Up to 1,000 HP Enterprise Services employees are set to walk out in four days' worth of strikes, called in protest over a pay freeze and job losses.
The first two-day strike of engineers will be held on 29 and 30 March, and the second on 6 and 7 April, the Public and Commercial Services Union (PCS) announced on Monday. The action is due to take place in Newcastle, Washington, Preston, Lytham St Annes and Norcross, and involves IT contractors working for the Department for Work and Pensions (DWP), the Ministry of Defence and General Motors.
The strikes could still be called off, depending on the outcome of ongoing negotiations, PCS national officer Jim Hanson told ZDNet UK.

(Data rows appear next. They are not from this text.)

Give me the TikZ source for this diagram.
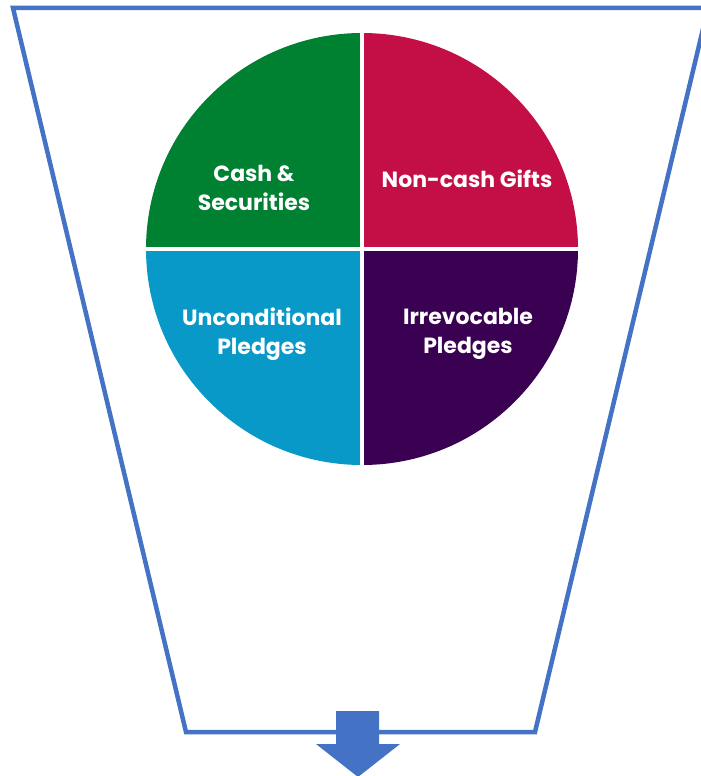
\documentclass[tikz,border=0pt]{standalone}
\usepackage{fontspec}
\setmainfont{Poppins}[BoldFont={* Bold}]
\definecolor{frameblue}{RGB}{68,114,196}
\definecolor{qgreen}{RGB}{0,128,49}
\definecolor{qred}{RGB}{195,15,69}
\definecolor{qblue}{RGB}{8,153,200}
\definecolor{qpurple}{RGB}{58,0,82}
\begin{document}
\begin{tikzpicture}[x=1pt,y=-1pt,
  lbl/.style={text=white,font=\bfseries\fontsize{22}{29}\selectfont,align=center,inner sep=0pt},
  frame/.style={draw=frameblue,line width=4.5pt,line join=miter}]
\useasboundingbox (0,0) rectangle (701,776);
\coordinate (c) at (362,249);
\def\R{216}
% quadrants (y axis points down: angle 270 is up on the page)
\fill[qgreen] (c) -- ++(-\R,0) arc[start angle=180,end angle=270,radius=\R] -- cycle;
\fill[qred] (c) -- ++(0,-\R) arc[start angle=270,end angle=360,radius=\R] -- cycle;
\fill[qblue] (c) -- ++(-\R,0) arc[start angle=180,end angle=90,radius=\R] -- cycle;
\fill[qpurple] (c) -- ++(0,\R) arc[start angle=90,end angle=0,radius=\R] -- cycle;
\draw[white,line width=4pt] ([xshift=-\R-1]c) -- ([xshift=\R+1]c);
\draw[white,line width=4pt] ([yshift=-\R-1]c) -- ([yshift=\R+1]c);
% labels
\node[lbl] (cash) at (254,188) {Cash \&\\Securities};
\node[lbl] (noncash) at (467,179) {Non-cash Gifts};
\node[lbl] (uncond) at (262,334) {Unconditional\\Pledges};
\node[lbl] (irrev) at (468,334) {Irrevocable\\Pledges};
% funnel frame
\coordinate (tl) at (13,8);
\coordinate (tr) at (708,8);
\coordinate (br) at (535,732);
\coordinate (bl) at (186,732);
\draw[frame] (tr) -- (tl) -- (bl) -- (br) -- cycle;
% arrow
\fill[frameblue] (336,711) -- (379,711) -- (379,744) -- (400,744) -- (358,777) -- (316,744) -- (336,744) -- cycle;
\end{tikzpicture}
\end{document}
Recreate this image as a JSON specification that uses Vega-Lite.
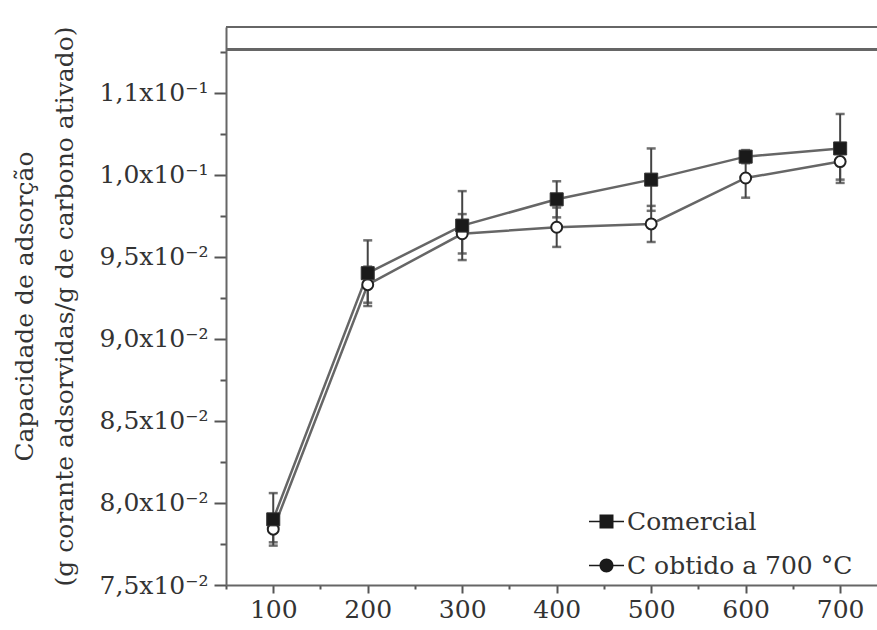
{
  "$schema": "https://vega.github.io/schema/vega-lite/v6.json",
  "width": 651,
  "height": 558,
  "autosize": {"type": "none"},
  "padding": {"left": 226, "top": 27, "right": 0, "bottom": 45},
  "background": "white",
  "config": {
    "view": {"stroke": null},
    "font": "DejaVu Serif",
    "axis": {"grid": false, "domainColor": "#666", "domainWidth": 2, "tickColor": "#555", "tickWidth": 2, "labelFont": "DejaVu Serif", "labelColor": "#333", "titleFont": "DejaVu Serif", "titleColor": "#333", "titleFontWeight": "normal"}
  },
  "data": {
    "values": [
      {"series": "Comercial", "temp": 100, "value": 0.0790, "lo": 0.0774, "hi": 0.0806},
      {"series": "Comercial", "temp": 200, "value": 0.0940, "lo": 0.0920, "hi": 0.0960},
      {"series": "Comercial", "temp": 300, "value": 0.0969, "lo": 0.0948, "hi": 0.0990},
      {"series": "Comercial", "temp": 400, "value": 0.0985, "lo": 0.0974, "hi": 0.0996},
      {"series": "Comercial", "temp": 500, "value": 0.0997, "lo": 0.0978, "hi": 0.1016},
      {"series": "Comercial", "temp": 600, "value": 0.1011, "lo": 0.1007, "hi": 0.1015},
      {"series": "Comercial", "temp": 700, "value": 0.1016, "lo": 0.0995, "hi": 0.1037},
      {"series": "C obtido a 700 °C", "temp": 100, "value": 0.0784, "lo": 0.0776, "hi": 0.0792},
      {"series": "C obtido a 700 °C", "temp": 200, "value": 0.0933, "lo": 0.0922, "hi": 0.0944},
      {"series": "C obtido a 700 °C", "temp": 300, "value": 0.0964, "lo": 0.0952, "hi": 0.0976},
      {"series": "C obtido a 700 °C", "temp": 400, "value": 0.0968, "lo": 0.0956, "hi": 0.0980},
      {"series": "C obtido a 700 °C", "temp": 500, "value": 0.0970, "lo": 0.0959, "hi": 0.0981},
      {"series": "C obtido a 700 °C", "temp": 600, "value": 0.0998, "lo": 0.0986, "hi": 0.1010},
      {"series": "C obtido a 700 °C", "temp": 700, "value": 0.1008, "lo": 0.0997, "hi": 0.1019}
    ]
  },
  "layer": [
    {
      "mark": {"type": "errorbar", "ticks": {"size": 9, "color": "#333", "thickness": 2.5}, "rule": {"color": "#444", "strokeWidth": 2}},
      "encoding": {
        "x": {"field": "temp", "type": "quantitative", "scale": {"domain": [50, 739], "nice": false, "zero": false},
          "axis": {"orient": "bottom", "values": [50, 100, 150, 200, 250, 300, 350, 400, 450, 500, 550, 600, 650, 700],
            "labelExpr": "datum.value % 100 == 0 ? datum.value : ''", "labelFontSize": 25, "labelPadding": 4,
            "tickSize": {"condition": {"test": "datum.value % 100 == 0", "value": 8}, "value": 4}, "title": null}},
        "y": {"field": "lo", "type": "quantitative", "scale": {"domain": [0.075, 0.109], "nice": false, "zero": false},
          "axis": {"orient": "left", "values": [0.075, 0.0775, 0.08, 0.0825, 0.085, 0.0875, 0.09, 0.0925, 0.095, 0.0975, 0.1, 0.1025, 0.105, 0.1075],
            "labelExpr": "abs(datum.value*200 - round(datum.value*200)) > 0.01 ? '' : datum.value > 0.104 ? '1,1x10⁻¹' : datum.value > 0.099 ? '1,0x10⁻¹' : replace(format(datum.value*100, '.1f'), '.', ',') + 'x10⁻²'",
            "labelFontSize": 25, "labelPadding": 6,
            "tickSize": {"condition": {"test": "abs(datum.value*200 - round(datum.value*200)) < 0.01", "value": 12}, "value": 6},
            "title": ["Capacidade de adsorção", "(g corante adsorvidas/g de carbono ativado)"],
            "titleFontSize": 25, "titleLineHeight": 40, "titlePadding": 22}},
        "y2": {"field": "hi"}
      }
    },
    {
      "mark": {"type": "rule", "color": "#666", "strokeWidth": 2},
      "encoding": {"y": {"datum": 0.10765}}
    },
    {
      "mark": {"type": "line", "color": "#666", "strokeWidth": 2.5},
      "encoding": {
        "x": {"field": "temp", "type": "quantitative"},
        "y": {"field": "value", "type": "quantitative"},
        "detail": {"field": "series"}
      }
    },
    {
      "transform": [{"filter": "datum.series == 'C obtido a 700 °C'"}],
      "mark": {"type": "point", "shape": "circle", "filled": true, "fill": "white", "stroke": "#222", "strokeWidth": 2, "size": 120, "opacity": 1},
      "encoding": {
        "x": {"field": "temp", "type": "quantitative"},
        "y": {"field": "value", "type": "quantitative"}
      }
    },
    {
      "transform": [{"filter": "datum.series == 'Comercial'"}],
      "mark": {"type": "point", "shape": "square", "filled": true, "fill": "#1a1a1a", "stroke": "#333", "strokeWidth": 1, "size": 170, "opacity": 1},
      "encoding": {
        "x": {"field": "temp", "type": "quantitative"},
        "y": {"field": "value", "type": "quantitative"}
      }
    },
    {
      "mark": {"type": "point", "filled": true, "fill": "#1a1a1a", "opacity": 0, "size": 1225},
      "encoding": {
        "x": {"field": "temp", "type": "quantitative"},
        "y": {"field": "value", "type": "quantitative"},
        "shape": {"field": "series", "type": "nominal",
          "scale": {"domain": ["Comercial", "C obtido a 700 °C"], "range": ["M-1,-0.045H1V0.045H-1ZM-0.4,-0.4H0.4V0.4H-0.4Z", "M-1,-0.045H1V0.045H-1ZM0.4,0A0.4,0.4 0 1,1 -0.4,0A0.4,0.4 0 1,1 0.4,0Z"]},
          "legend": {"orient": "none", "legendX": 362, "legendY": 476, "title": null, "symbolSize": 1225, "symbolOpacity": 1, "symbolFillColor": "#1a1a1a", "labelFontSize": 25, "labelFont": "DejaVu Serif", "labelColor": "#333", "labelOffset": 2, "rowPadding": 12, "labelLimit": 400}}
      }
    },
    {
      "mark": {"type": "rule", "color": "#666", "strokeWidth": 2},
      "encoding": {"y": {"datum": 0.109}}
    }
  ]
}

"It's possible that an agreement will be reached in fresh talks tomorrow. It depends what's on offer," said Hanson on Wednesday. "We have had talks before, and they've not been very fruitful."
HP said that it was "disappointed" that its staff had voted for strike action, but noted that it was still involved talks with PCS.
The dispute dates back to HP's takeover of IT services provider EDS and its staff in August 2008. Union members are unhappy that the business has seen 3,400 job losses across the UK with more planned, the PCS said. The services company also introduced a pay freeze last year.
"They had the impact of disrupting IT services at DWP, affecting the central production of benefits giros," he said.
In addition, the earlier action hindered the department's ability to update its IT systems related to benefits fraud, according to Hanson. He also said the union believed that HP Enterprise Services had breached a number of service-level agreements with the government department because of the strike.
The company rejected this suggestion, saying that it had delivered as promised.
"HP has worked closely with the customers who might have been impacted by the PCS strike to ensure we met our service-level agreements," said an HP spokesperson. "Our delivery teams have been implementing successfully our contingency plans."